← Back to all posts
Reinforcement LearningTradingDQN

Reinforcement Learning in Trading: Q-Learning Meets Real Markets

February 14, 2026·7 min read·1 views

Most AI trading systems live in backtesting paradise and die in production. Here's how we built one that actually trades.

The Problem With Traditional Approaches

Supervised learning on historical data gives you a model that's great at predicting the past. Markets are non-stationary -what worked last year doesn't work this year. You need a system that adapts.

Why Reinforcement Learning?

RL agents learn by interacting with their environment. They don't predict prices -they learn trading policies. The agent learns when to buy, hold, or sell based on rewards from actual (or simulated) market outcomes.
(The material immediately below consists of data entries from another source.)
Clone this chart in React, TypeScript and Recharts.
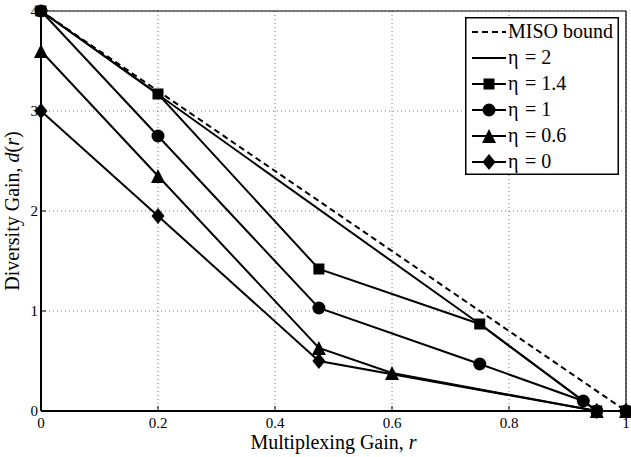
import { LineChart, Line, XAxis, YAxis, CartesianGrid, Legend } from "recharts";

const FONT = "'Liberation Serif', 'DejaVu Serif', serif";

// axis ticks
const R_TICKS = [0, 0.2, 0.4, 0.6, 0.8, 1];
const D_TICKS = [0, 1, 2, 3, 4];

// MISO bound (dashed)
const MISO_R = [0, 1];
const MISO_D = [4, 0];
// eta = 2, no markers
const ETA2_R = [0, 0.75, 0.95, 1];
const ETA2_D = [4, 0.87, 0, 0];
// eta = 1.4, squares
const ETA14_R = [0, 0.2, 0.475, 0.75, 0.95, 1];
const ETA14_D = [4, 3.17, 1.42, 0.87, 0, 0];
// eta = 1, circles
const ETA1_R = [0, 0.2, 0.475, 0.75, 0.927, 0.95, 1];
const ETA1_D = [4, 2.75, 1.03, 0.47, 0.1, 0, 0];
// eta = 0.6, triangles
const ETA06_R = [0, 0.2, 0.475, 0.6, 0.95, 1];
const ETA06_D = [3.6, 2.35, 0.63, 0.38, 0, 0];
// eta = 0, diamonds
const ETA0_R = [0, 0.2, 0.475, 0.95, 1];
const ETA0_D = [3, 1.95, 0.5, 0, 0];

type Marker = "none" | "square" | "circle" | "triangle" | "diamond";

const zip = (r: number[], d: number[]) => r.map((x, i) => ({ r: x, d: d[i] }));

const SERIES: { key: string; label: string; data: { r: number; d: number }[]; marker: Marker; dashed?: boolean }[] = [
  { key: "miso", label: "MISO bound", data: zip(MISO_R, MISO_D), marker: "none", dashed: true },
  { key: "eta2", label: "2", data: zip(ETA2_R, ETA2_D), marker: "none" },
  { key: "eta14", label: "1.4", data: zip(ETA14_R, ETA14_D), marker: "square" },
  { key: "eta1", label: "1", data: zip(ETA1_R, ETA1_D), marker: "circle" },
  { key: "eta06", label: "0.6", data: zip(ETA06_R, ETA06_D), marker: "triangle" },
  { key: "eta0", label: "0", data: zip(ETA0_R, ETA0_D), marker: "diamond" },
];

function markerShape(kind: Marker, cx: number, cy: number, key?: string) {
  if (kind === "square") return <rect key={key} x={cx - 5.5} y={cy - 5.5} width={11} height={11} fill="#000" />;
  if (kind === "circle") return <circle key={key} cx={cx} cy={cy} r={6.5} fill="#000" />;
  if (kind === "triangle")
    return <polygon key={key} points={`${cx},${cy - 7} ${cx - 7},${cy + 7} ${cx + 7},${cy + 7}`} fill="#000" />;
  if (kind === "diamond")
    return <polygon key={key} points={`${cx},${cy - 8} ${cx + 6.5},${cy} ${cx},${cy + 8} ${cx - 6.5},${cy}`} fill="#000" />;
  return <g key={key} />;
}

function LegendBox() {
  return (
    <svg width={154} height={158} style={{ display: "block", fontFamily: FONT }}>
      <rect x={0.75} y={0.75} width={152.5} height={156.5} fill="#fff" stroke="#000" strokeWidth={1.5} />
      {SERIES.map((s, i) => {
        const y = 15 + i * 26;
        return (
          <g key={s.key}>
            <line x1={7} x2={41} y1={y} y2={y} stroke="#000" strokeWidth={2} strokeDasharray={s.dashed ? "6 4" : undefined} />
            {markerShape(s.marker, 24, y)}
            {s.dashed ? (
              <text x={43} y={y + 6} fontSize={20} style={{ fontFamily: FONT }}>
                {s.label}
              </text>
            ) : (
              <text x={43} y={y + 6} fontSize={20} style={{ fontFamily: FONT }}>
                <tspan>η</tspan>
                <tspan x={60}>= {s.label}</tspan>
              </text>
            )}
          </g>
        );
      })}
    </svg>
  );
}

function XTick({ x, y, payload }: any) {
  return (
    <text x={x} y={y} dy="0.72em" textAnchor="middle" fontSize={15} style={{ fontFamily: FONT }} fill="#000">
      {String(payload.value)}
    </text>
  );
}

function YTick({ x, y, payload }: any) {
  return (
    <text x={x} y={y} dy="0.36em" textAnchor="end" fontSize={15} style={{ fontFamily: FONT }} fill="#000">
      {String(payload.value)}
    </text>
  );
}

function XLabel({ viewBox }: any) {
  const { x, y, width } = viewBox;
  return (
    <text x={x + width / 2} y={y + 38} textAnchor="middle" fontSize={20} style={{ fontFamily: FONT }} fill="#000">
      Multiplexing Gain, <tspan fontStyle="italic">r</tspan>
    </text>
  );
}

function YLabel({ viewBox }: any) {
  const { y, height } = viewBox;
  const cx = 19;
  const cy = y + height / 2;
  return (
    <text x={cx} y={cy} transform={`rotate(-90, ${cx}, ${cy})`} textAnchor="middle" fontSize={20} style={{ fontFamily: FONT }} fill="#000">
      Diversity Gain, <tspan fontStyle="italic">d</tspan>(<tspan fontStyle="italic">r</tspan>)
    </text>
  );
}

export default function App() {
  return (
    <div style={{ position: "absolute", left: 0, top: 0, background: "#fff", fontFamily: FONT }}>
      <LineChart width={631} height={457} margin={{ top: 10, right: 4, bottom: 6, left: 0 }}>
        <CartesianGrid stroke="#777" strokeDasharray="1 3" strokeWidth={1} />
        <XAxis
          dataKey="r"
          type="number"
          domain={[0, 1]}
          ticks={R_TICKS}
          allowDuplicatedCategory={false}
          height={40}
          tickSize={-5}
          tickMargin={11}
          tick={<XTick />}
          axisLine={{ stroke: "#000", strokeWidth: 2 }}
          tickLine={{ stroke: "#000" }}
          label={<XLabel />}
        />
        <XAxis
          xAxisId="top"
          orientation="top"
          type="number"
          domain={[0, 1]}
          ticks={R_TICKS}
          height={1}
          tick={false}
          tickSize={-5}
          axisLine={{ stroke: "#000", strokeWidth: 1.2 }}
          tickLine={{ stroke: "#000" }}
        />
        <YAxis
          type="number"
          domain={[0, 4]}
          ticks={D_TICKS}
          width={41}
          tickSize={-5}
          tickMargin={8}
          tick={<YTick />}
          axisLine={{ stroke: "#000", strokeWidth: 2 }}
          tickLine={{ stroke: "#000" }}
          label={<YLabel />}
        />
        <YAxis
          yAxisId="right"
          orientation="right"
          type="number"
          domain={[0, 4]}
          ticks={D_TICKS}
          width={1}
          tick={false}
          tickSize={-5}
          axisLine={{ stroke: "#000", strokeWidth: 1.2 }}
          tickLine={{ stroke: "#000" }}
        />
        <Legend verticalAlign="middle" wrapperStyle={{ left: 465, top: 17, width: 154, height: 158 }} content={() => <LegendBox />} />
        {SERIES.map((s) => (
          <Line
            key={s.key}
            data={s.data}
            dataKey="d"
            type="linear"
            stroke="#000"
            strokeWidth={2}
            strokeDasharray={s.dashed ? "6 4" : undefined}
            dot={s.marker === "none" ? false : (p: any) => markerShape(s.marker, p.cx, p.cy, `${s.key}-${p.index}`)}
            activeDot={false}
            isAnimationActive={false}
          />
        ))}
      </LineChart>
    </div>
  );
}
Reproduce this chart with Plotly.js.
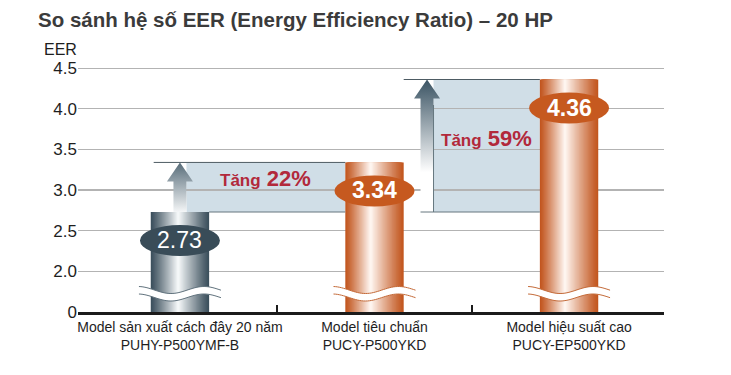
<!DOCTYPE html>
<html><head><meta charset="utf-8">
<script src="https://cdn.plot.ly/plotly-3.0.1.min.js"></script>
<style>body{margin:0;background:#fff}#chart{width:731px;height:375px}</style>
</head><body><div id="chart"></div>
<script>
// ---- data ----
const categories = ['Model sản xuất cách đây 20 năm', 'Model tiêu chuẩn', 'Model hiệu suất cao'];
const modelCodes = ['PUHY-P500YMF-B', 'PUCY-P500YKD', 'PUCY-EP500YKD'];
const eerValues = [2.73, 3.34, 4.36];
const valueLabels = ['2.73', '3.34', '4.36'];
const increaseLabels = ['22%', '59%'];
const yTickVals = [1.5, 2.0, 2.5, 3.0, 3.5, 4.0, 4.5];
const yTickText = ['0', '2.0', '2.5', '3.0', '3.5', '4.0', '4.5'];

// ---- layout constants ----
const PX_X = 194.5, PX_Y = 81.3;       // px per data unit
const W = 0.3;                          // bar width
const xPos = categories.map((_, i) => i);
const edgeCols = ['#3c505d', '#c2561f', '#c2561f'];
const hiCols = ['#f4f7f8', '#fef5ef', '#fef5ef'];
const hiPos = [0.47, 0.43, 0.43];

function hex(c){return [1,3,5].map(i=>parseInt(c.substr(i,2),16));}
function mix(a,b,t){const A=hex(a),B=hex(b);return 'rgb('+A.map((v,i)=>Math.round(v+(B[i]-v)*t)).join(',')+')';}

const traces = [];
const N = 26;
for (let k = 0; k < N; k++) {
  const f = k / N;
  const t = Math.pow(k / (N - 1), 1.1);
  const left = xPos.map((_, i) => -W/2 + f * hiPos[i] * W);
  const right = xPos.map((_, i) => W/2 - f * (1 - hiPos[i]) * W);
  traces.push({
    type: 'bar', x: xPos, y: eerValues,
    width: xPos.map((_, i) => right[i] - left[i]),
    offset: left,
    marker: {color: xPos.map((_, i) => mix(edgeCols[i], hiCols[i], t)), line: {width: 0}},
    hoverinfo: 'skip', showlegend: false
  });
}

// arrows (gradient)
const arrowX = [0, 1.27];
const shaftH = 6.5 / PX_X, headH = 13 / PX_X, headLen = 19 / PX_Y;
const arrowTop = [eerValues[1], eerValues[2]];
const arrowScales = [
  [[0, '#f4f6f7'], [1, '#566b78']],
  [[0, '#ffffff'], [0.3, '#ffffff'], [1, '#3a5363']]
];
arrowX.forEach((xc, j) => {
  const y0 = eerValues[0], y1 = arrowTop[j];
  traces.push({
    type: 'scatter', mode: 'lines',
    x: [xc - shaftH, xc - shaftH, xc - headH, xc, xc + headH, xc + shaftH, xc + shaftH, xc - shaftH],
    y: [y0, y1 - headLen, y1 - headLen, y1, y1 - headLen, y1 - headLen, y0, y0],
    fill: 'toself', line: {width: 0},
    fillgradient: {type: 'vertical', colorscale: arrowScales[j], start: y0, stop: y1},
    hoverinfo: 'skip', showlegend: false
  });
});

const shapes = [];
const bandCol = '#d0dee7', bandLine = '#66777f';
// band 1 (old -> standard)
const b1L = arrowX[0] + shaftH, b1R = 1 - W/2;
shapes.push({type: 'rect', layer: 'below', xref: 'x', yref: 'y', x0: b1L, x1: b1R, y0: eerValues[0], y1: eerValues[1], fillcolor: bandCol, line: {width: 0}});
shapes.push({type: 'line', layer: 'above', xref: 'x', yref: 'y', x0: -W/2 + 0.015, x1: b1R, y0: eerValues[1], y1: eerValues[1], line: {color: '#4d5b63', width: 1}});
shapes.push({type: 'line', layer: 'above', xref: 'x', yref: 'y', x0: W/2, x1: b1R, y0: eerValues[0], y1: eerValues[0], line: {color: bandLine, width: 1}});
// band 2 (old -> high efficiency)
const b2L = arrowX[1] + shaftH, b2R = 2 - W/2;
shapes.push({type: 'rect', layer: 'below', xref: 'x', yref: 'y', x0: b2L, x1: b2R, y0: eerValues[0], y1: eerValues[2], fillcolor: bandCol, line: {width: 0}});
shapes.push({type: 'line', layer: 'above', xref: 'x', yref: 'y', x0: 1 + W/2, x1: b2R, y0: eerValues[2], y1: eerValues[2], line: {color: '#4d5b63', width: 1}});
shapes.push({type: 'line', layer: 'above', xref: 'x', yref: 'y', x0: arrowX[1] - shaftH, x1: b2R, y0: eerValues[0], y1: eerValues[0], line: {color: bandLine, width: 1}});
shapes.push({type: 'line', layer: 'above', xref: 'x', yref: 'y', x0: b2L, x1: b2L, y0: eerValues[0], y1: eerValues[2] - headLen - 0.08, line: {color: bandLine, width: 1}});

// axis-break waves on each bar
const waveCols = ['#5f717c', '#c46a38', '#c46a38'];
function waveY(dx){return 22 - 3.5 * Math.cos(2 * Math.PI * (dx + 9) / 66);}
const dxs = []; for (let d = -41; d <= 41; d += 2) dxs.push(d);
xPos.forEach((xc, i) => {
  const up = dxs.map(d => [d, waveY(d)]);
  const lo = dxs.map(d => [d, waveY(d) - 7.5]);
  const fillPath = 'M' + up.map(p => p[0] + ',' + p[1].toFixed(2)).join('L') + 'L' + lo.slice().reverse().map(p => p[0] + ',' + p[1].toFixed(2)).join('L') + 'Z';
  const base = {type: 'path', layer: 'above', xref: 'x', yref: 'y', xsizemode: 'pixel', ysizemode: 'pixel', xanchor: xc, yanchor: yTickVals[0]};
  shapes.push(Object.assign({}, base, {path: fillPath, fillcolor: '#ffffff', line: {width: 0}}));
  [up, lo].forEach(pts => {
    shapes.push(Object.assign({}, base, {path: 'M' + pts.map(p => p[0] + ',' + p[1].toFixed(2)).join('L'), fillcolor: 'rgba(0,0,0,0)', line: {color: waveCols[i], width: 1}}));
  });
});

// value ellipses
const ellCols = ['#394c58', '#c6591f', '#c6591f'];
xPos.forEach((xc, i) => {
  shapes.push({type: 'circle', layer: 'above', xref: 'x', yref: 'y', xsizemode: 'pixel', ysizemode: 'pixel',
    xanchor: xc, yanchor: eerValues[i], x0: -40, x1: 40, y0: -44, y1: -13, fillcolor: ellCols[i], line: {width: 0}});
});

const annotations = [];
xPos.forEach((xc, i) => {
  annotations.push({x: xc, y: eerValues[i], xref: 'x', yref: 'y', yshift: -28, showarrow: false,
    text: i === 0 ? valueLabels[i] : '<b>' + valueLabels[i] + '</b>',
    font: {family: 'Liberation Sans, Arial, sans-serif', size: 23, color: '#ffffff'}});
});
const bandMids = [[(b1L + b1R) / 2, (eerValues[0] + eerValues[1]) / 2, 9], [(b2L + b2R) / 2, (eerValues[0] + eerValues[2]) / 2, 7]];
bandMids.forEach((m, j) => {
  annotations.push({x: m[0], y: m[1], xref: 'x', yref: 'y', yshift: m[2], showarrow: false,
    text: '<b><span style="font-size:17px">Tăng</span> ' + increaseLabels[j] + '</b>',
    font: {family: 'Liberation Sans, Arial, sans-serif', size: 22, color: '#b2293b'}});
});
annotations.push({xref: 'paper', yref: 'paper', x: -36 / 586, y: 1 + 10.5 / 252, xanchor: 'left', yanchor: 'middle',
  showarrow: false, text: 'EER', font: {family: 'Liberation Sans, Arial, sans-serif', size: 16, color: '#1e1e1e'}});

const layout = {
  width: 731, height: 375,
  margin: {l: 78, r: 67, t: 60, b: 63},
  paper_bgcolor: '#ffffff', plot_bgcolor: '#ffffff',
  barmode: 'overlay', showlegend: false,
  title: {text: 'So sánh hệ số EER (Energy Efficiency Ratio) – 20 HP', xref: 'container', yref: 'container',
    x: 38 / 731, xanchor: 'left', y: 1 - 20 / 375, yanchor: 'middle',
    font: {family: 'Liberation Sans, Arial, sans-serif', size: 20.5, weight: 700, color: '#3b3b3b'}},
  xaxis: {
    range: [-0.524, 2.488], tickmode: 'array', tickvals: xPos,
    ticktext: xPos.map(i => categories[i] + '<br>' + modelCodes[i]),
    ticks: '', showgrid: false, zeroline: false,
    showline: true, linecolor: '#1b1b1b', linewidth: 3,
    tickfont: {family: 'Liberation Sans, Arial, sans-serif', size: 14, color: '#1e1e1e'},
    minor: {tickmode: 'array', tickvals: [0.5, 1.5], ticks: 'inside', ticklen: 7, tickwidth: 1.5, tickcolor: '#1b1b1b', showgrid: false},
    fixedrange: true
  },
  yaxis: {
    range: [1.5, 4.6], tickmode: 'array', tickvals: yTickVals, ticktext: yTickText,
    showgrid: true, gridcolor: '#b3b3b3', gridwidth: 1.2, zeroline: false, showline: false, ticks: '',
    tickfont: {family: 'Liberation Sans, Arial, sans-serif', size: 17, color: '#1e1e1e'},
    fixedrange: true
  },
  shapes: shapes, annotations: annotations
};
Plotly.newPlot('chart', traces, layout, {displayModeBar: false, staticPlot: true});
</script>
</body></html>
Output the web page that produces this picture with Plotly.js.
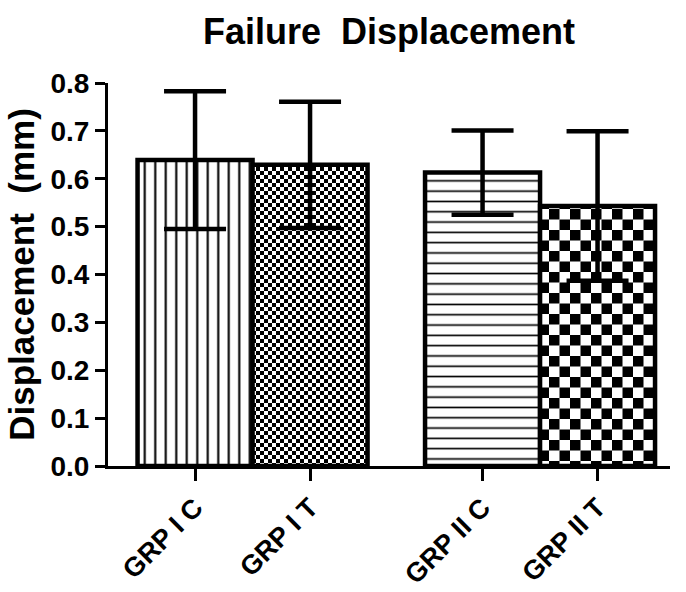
<!DOCTYPE html>
<html><head><meta charset="utf-8">
<script src="https://cdn.plot.ly/plotly-3.0.1.min.js"></script>
<style>html,body{margin:0;padding:0;background:#fff}#chart{width:686px;height:592px}</style>
</head><body><div id="chart"></div>
<script>
// ---- data ----
const categories = ['GRP I C', 'GRP I T', 'GRP II C', 'GRP II T'];
const groups = [0, 0, 1, 1];
const means = [0.639, 0.629, 0.613, 0.543];
const sd = [0.144, 0.132, 0.088, 0.156];
const yTicks = [0.0, 0.1, 0.2, 0.3, 0.4, 0.5, 0.6, 0.7, 0.8];
const yTickText = ['0.0', '0.1', '0.2', '0.3', '0.4', '0.5', '0.6', '0.7', '0.8'];

// ---- layout helpers ----
const xpos = categories.map((c, i) => i + groups[i] * 0.5);
const FONT = 'Liberation Sans, Arial, sans-serif';
const boldFont = (size) => ({family: FONT, size: size, color: '#000', weight: 'bold'});

const trace = {
  type: 'bar',
  x: xpos,
  y: means,
  marker: {
    color: '#ffffff',
    line: {color: '#000', width: 4.5},
    pattern: {
      shape: ['|', '', '-', ''],
      fgcolor: '#000',
      bgcolor: '#fff',
      size: [10.5, 8, 10.3, 8],
      solidity: [0.2, 0.5, 0.16, 0.5],
      fillmode: 'replace'
    }
  },
  error_y: {type: 'data', array: sd, visible: true, color: '#000', thickness: 4.5, width: 31},
  hoverinfo: 'skip'
};

const layout = {
  width: 686, height: 592,
  margin: {l: 108, r: 16, t: 83, b: 126},
  paper_bgcolor: '#fff', plot_bgcolor: '#fff',
  showlegend: false,
  bargap: 0,
  title: {text: 'Failure  Displacement', font: boldFont(36), x: 0.5, xref: 'paper',
          y: 1 - 31 / 592, yref: 'container', yanchor: 'middle'},
  xaxis: {
    range: [-0.757, 4.13], tickmode: 'array', tickvals: xpos, ticktext: categories,
    tickangle: -45, ticks: 'outside', ticklen: 12, tickwidth: 3, tickcolor: '#000',
    showline: true, linewidth: 3, linecolor: '#000', showgrid: false, zeroline: false,
    tickfont: boldFont(27)
  },
  yaxis: {
    range: [0, 0.8], tickmode: 'array', tickvals: yTicks, ticktext: yTickText,
    ticks: 'outside', ticklen: 10, tickwidth: 3, tickcolor: '#000',
    showline: true, linewidth: 3, linecolor: '#000', showgrid: false, zeroline: false,
    tickfont: boldFont(28),
    title: {text: 'Displacement  (mm)', font: boldFont(35), standoff: 6}
  }
};

const gd = document.getElementById('chart');
Plotly.newPlot(gd, [trace], layout, {staticPlot: true}).then(() => {
  const NS = 'http://www.w3.org/2000/svg';
  const svg = gd.querySelector('svg.main-svg');
  let defs = svg.querySelector('defs');
  if (!defs) { defs = document.createElementNS(NS, 'defs'); svg.insertBefore(defs, svg.firstChild); }
  function checker(id, c) {
    const p = document.createElementNS(NS, 'pattern');
    p.setAttribute('id', id);
    p.setAttribute('patternUnits', 'userSpaceOnUse');
    p.setAttribute('width', 2 * c);
    p.setAttribute('height', 2 * c);
    const mk = (x, y, w, h, f) => {
      const r = document.createElementNS(NS, 'rect');
      r.setAttribute('x', x); r.setAttribute('y', y);
      r.setAttribute('width', w); r.setAttribute('height', h);
      r.setAttribute('fill', f);
      p.appendChild(r);
    };
    mk(0, 0, 2 * c, 2 * c, '#fff');
    mk(0, 0, c, c, '#000');
    mk(c, c, c, c, '#000');
    defs.appendChild(p);
  }
  checker('chkFine', 4);
  checker('chkCoarse', 10.5);
  const paths = gd.querySelectorAll('.barlayer .point path');
  if (paths[1]) paths[1].style.fill = 'url(#chkFine)';
  if (paths[3]) paths[3].style.fill = 'url(#chkCoarse)';
});
</script>
</body></html>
Our Approach: Q-Learning + Deep Q Networks

We started with tabular Q-learning for simple state spaces, then graduated to Deep Q Networks (DQN) for handling high-dimensional market data. The key innovation was the state representation -not just price data, but a vector combining technical indicators, volume profiles, and order book depth.

The Architecture

Data Pipeline - Real-time market data via stock APIs
Feature Engine - Technical indicators + custom features
RL Agent - DQN with experience replay and target networks
Execution Engine - FastAPI backend with microsecond-level execution
Knowledge Store - Pinecone vector database for trading patterns
Monitoring - Full observability on AWS prod/stage environments

Key Lessons

1.Reward shaping is everything -raw PnL as reward leads to degenerate policies
2.The execution engine matters as much as the model
3.You need both prod and stage environments -never test trading logic in production
4.Real-time data pipelines are harder than the RL algorithm itself

Current Status

The system is deployed on AWS with separate prod and stage environments. The FastAPI backend handles high-frequency execution with real-time data processing.